_Data entries_:
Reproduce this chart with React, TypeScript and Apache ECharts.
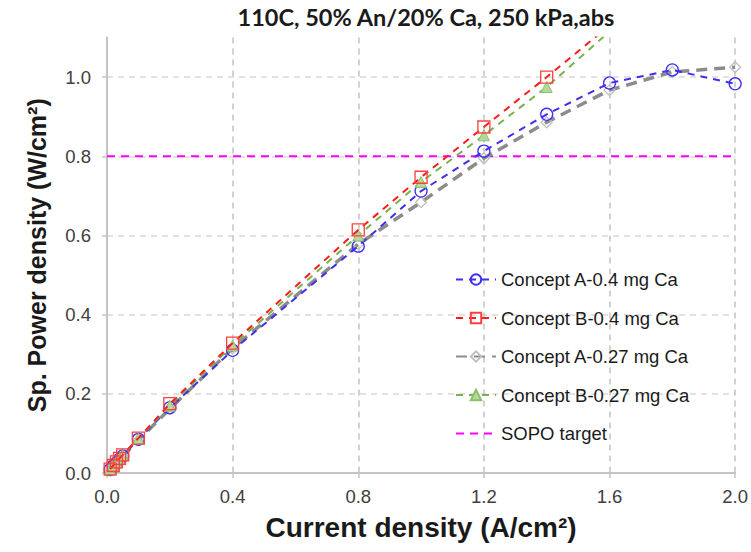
==
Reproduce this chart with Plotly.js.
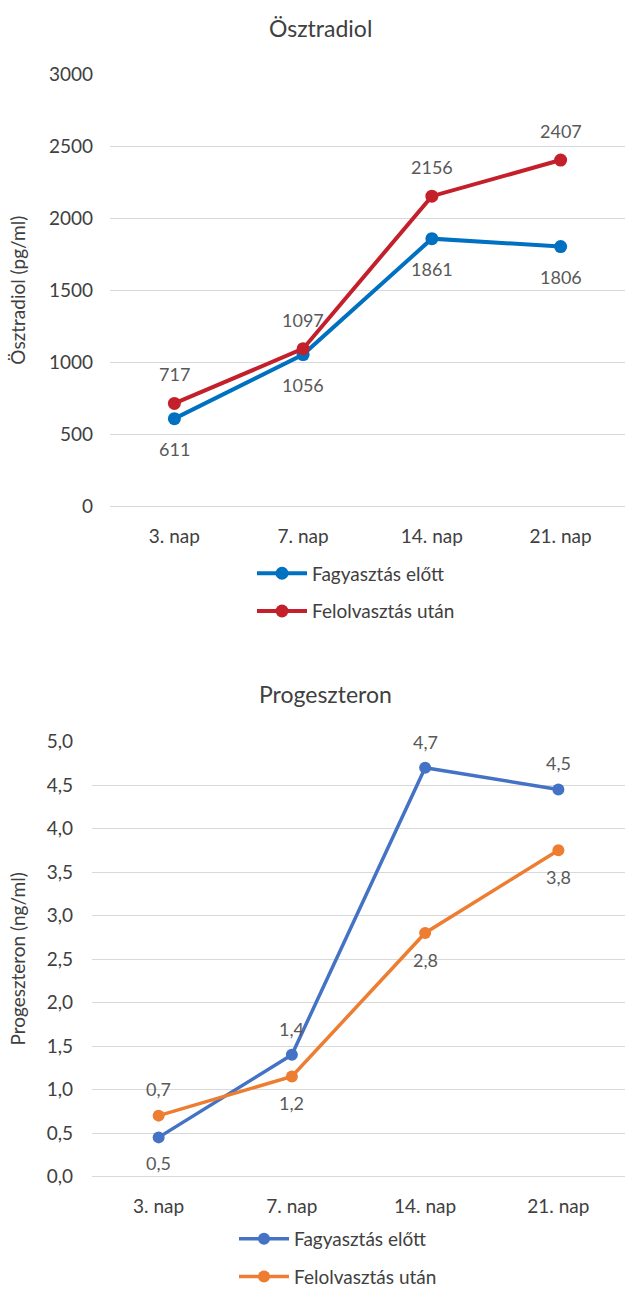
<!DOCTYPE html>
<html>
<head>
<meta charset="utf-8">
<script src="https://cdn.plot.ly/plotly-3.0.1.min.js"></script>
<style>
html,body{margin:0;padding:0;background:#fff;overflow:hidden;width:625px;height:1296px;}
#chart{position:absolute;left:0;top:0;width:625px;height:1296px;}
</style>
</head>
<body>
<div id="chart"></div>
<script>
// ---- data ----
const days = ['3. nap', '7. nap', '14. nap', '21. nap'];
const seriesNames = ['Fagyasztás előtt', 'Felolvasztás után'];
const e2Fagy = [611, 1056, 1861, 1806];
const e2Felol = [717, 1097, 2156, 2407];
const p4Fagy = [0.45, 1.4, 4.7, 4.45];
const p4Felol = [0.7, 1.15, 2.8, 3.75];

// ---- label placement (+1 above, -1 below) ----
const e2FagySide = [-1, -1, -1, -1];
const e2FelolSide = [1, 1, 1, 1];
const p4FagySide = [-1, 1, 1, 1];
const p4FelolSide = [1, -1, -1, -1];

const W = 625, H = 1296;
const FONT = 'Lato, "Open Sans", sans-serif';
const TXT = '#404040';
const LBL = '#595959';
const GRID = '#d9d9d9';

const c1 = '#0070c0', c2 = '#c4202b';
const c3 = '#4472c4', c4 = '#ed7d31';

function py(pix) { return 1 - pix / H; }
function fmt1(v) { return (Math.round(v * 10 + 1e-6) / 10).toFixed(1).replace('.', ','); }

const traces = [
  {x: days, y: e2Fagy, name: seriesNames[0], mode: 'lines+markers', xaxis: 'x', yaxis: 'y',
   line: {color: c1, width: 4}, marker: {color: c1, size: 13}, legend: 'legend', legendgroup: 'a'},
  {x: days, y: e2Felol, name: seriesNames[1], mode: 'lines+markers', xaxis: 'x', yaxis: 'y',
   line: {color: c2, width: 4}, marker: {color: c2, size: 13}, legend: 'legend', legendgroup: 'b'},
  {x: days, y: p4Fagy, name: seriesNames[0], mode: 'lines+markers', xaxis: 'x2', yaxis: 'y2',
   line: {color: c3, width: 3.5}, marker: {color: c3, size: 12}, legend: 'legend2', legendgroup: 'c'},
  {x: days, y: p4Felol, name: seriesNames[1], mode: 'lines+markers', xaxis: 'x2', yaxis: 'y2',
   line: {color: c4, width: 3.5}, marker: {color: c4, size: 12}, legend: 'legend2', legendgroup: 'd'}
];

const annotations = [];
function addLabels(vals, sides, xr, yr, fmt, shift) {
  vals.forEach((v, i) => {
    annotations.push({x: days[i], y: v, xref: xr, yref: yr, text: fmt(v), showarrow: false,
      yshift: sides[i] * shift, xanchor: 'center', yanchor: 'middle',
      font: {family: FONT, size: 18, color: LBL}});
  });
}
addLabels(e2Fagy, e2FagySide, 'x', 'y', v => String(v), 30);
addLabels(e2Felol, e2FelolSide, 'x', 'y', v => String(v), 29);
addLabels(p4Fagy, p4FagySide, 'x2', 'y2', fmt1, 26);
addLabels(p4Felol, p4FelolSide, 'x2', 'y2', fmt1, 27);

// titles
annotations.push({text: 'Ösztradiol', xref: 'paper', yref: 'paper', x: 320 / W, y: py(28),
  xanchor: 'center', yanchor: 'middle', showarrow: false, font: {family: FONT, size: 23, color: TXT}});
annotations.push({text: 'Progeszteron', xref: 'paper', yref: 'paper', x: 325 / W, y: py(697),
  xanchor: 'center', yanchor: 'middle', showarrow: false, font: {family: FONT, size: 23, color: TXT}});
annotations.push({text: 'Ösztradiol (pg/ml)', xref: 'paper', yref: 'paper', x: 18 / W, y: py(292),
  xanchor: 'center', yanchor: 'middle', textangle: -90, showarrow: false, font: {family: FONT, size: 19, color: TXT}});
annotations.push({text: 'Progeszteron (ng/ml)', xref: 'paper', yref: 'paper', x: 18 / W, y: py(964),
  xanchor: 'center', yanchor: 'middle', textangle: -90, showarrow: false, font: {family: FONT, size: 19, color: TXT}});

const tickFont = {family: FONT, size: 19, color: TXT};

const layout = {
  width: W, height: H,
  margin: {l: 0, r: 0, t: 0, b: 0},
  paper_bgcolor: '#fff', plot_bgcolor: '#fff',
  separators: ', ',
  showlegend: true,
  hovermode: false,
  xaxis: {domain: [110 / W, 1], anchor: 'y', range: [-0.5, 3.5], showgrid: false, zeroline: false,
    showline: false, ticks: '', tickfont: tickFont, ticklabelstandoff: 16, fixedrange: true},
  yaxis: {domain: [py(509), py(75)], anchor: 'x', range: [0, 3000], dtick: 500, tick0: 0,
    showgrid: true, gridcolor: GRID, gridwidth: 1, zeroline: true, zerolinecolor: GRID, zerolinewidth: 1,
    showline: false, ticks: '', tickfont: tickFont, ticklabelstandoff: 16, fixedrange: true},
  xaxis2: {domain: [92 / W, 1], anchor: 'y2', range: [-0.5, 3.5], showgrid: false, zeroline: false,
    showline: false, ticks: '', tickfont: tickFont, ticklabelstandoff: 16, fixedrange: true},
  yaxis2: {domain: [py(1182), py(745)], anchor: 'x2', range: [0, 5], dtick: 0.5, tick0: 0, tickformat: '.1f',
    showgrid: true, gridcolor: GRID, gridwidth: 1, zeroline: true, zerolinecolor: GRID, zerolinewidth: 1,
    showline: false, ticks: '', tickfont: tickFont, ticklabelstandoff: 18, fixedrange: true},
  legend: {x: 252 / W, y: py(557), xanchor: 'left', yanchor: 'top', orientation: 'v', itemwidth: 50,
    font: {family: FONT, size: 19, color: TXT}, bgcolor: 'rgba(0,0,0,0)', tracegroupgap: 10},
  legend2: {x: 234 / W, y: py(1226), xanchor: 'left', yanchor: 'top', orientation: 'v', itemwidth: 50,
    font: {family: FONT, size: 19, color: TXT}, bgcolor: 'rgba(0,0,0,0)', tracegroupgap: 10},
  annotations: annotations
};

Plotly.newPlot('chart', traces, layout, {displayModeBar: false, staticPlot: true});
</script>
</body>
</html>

_Problem requirements_: What's needed is an exact copy of the records above from the line containing "Reproduce this chart with Plotly.js." down to the line containing "return (Math.round(v *", both included, without any pictures.

_Solution to the problem_:
Reproduce this chart with Plotly.js.
<!DOCTYPE html>
<html>
<head>
<meta charset="utf-8">
<script src="https://cdn.plot.ly/plotly-3.0.1.min.js"></script>
<style>
html,body{margin:0;padding:0;background:#fff;overflow:hidden;width:625px;height:1296px;}
#chart{position:absolute;left:0;top:0;width:625px;height:1296px;}
</style>
</head>
<body>
<div id="chart"></div>
<script>
// ---- data ----
const days = ['3. nap', '7. nap', '14. nap', '21. nap'];
const seriesNames = ['Fagyasztás előtt', 'Felolvasztás után'];
const e2Fagy = [611, 1056, 1861, 1806];
const e2Felol = [717, 1097, 2156, 2407];
const p4Fagy = [0.45, 1.4, 4.7, 4.45];
const p4Felol = [0.7, 1.15, 2.8, 3.75];

// ---- label placement (+1 above, -1 below) ----
const e2FagySide = [-1, -1, -1, -1];
const e2FelolSide = [1, 1, 1, 1];
const p4FagySide = [-1, 1, 1, 1];
const p4FelolSide = [1, -1, -1, -1];

const W = 625, H = 1296;
const FONT = 'Lato, "Open Sans", sans-serif';
const TXT = '#404040';
const LBL = '#595959';
const GRID = '#d9d9d9';

const c1 = '#0070c0', c2 = '#c4202b';
const c3 = '#4472c4', c4 = '#ed7d31';

function py(pix) { return 1 - pix / H; }
function fmt1(v) { return (Math.round(v * 10 + 1e-6) / 10).toFixed(1).replace('.', ','); }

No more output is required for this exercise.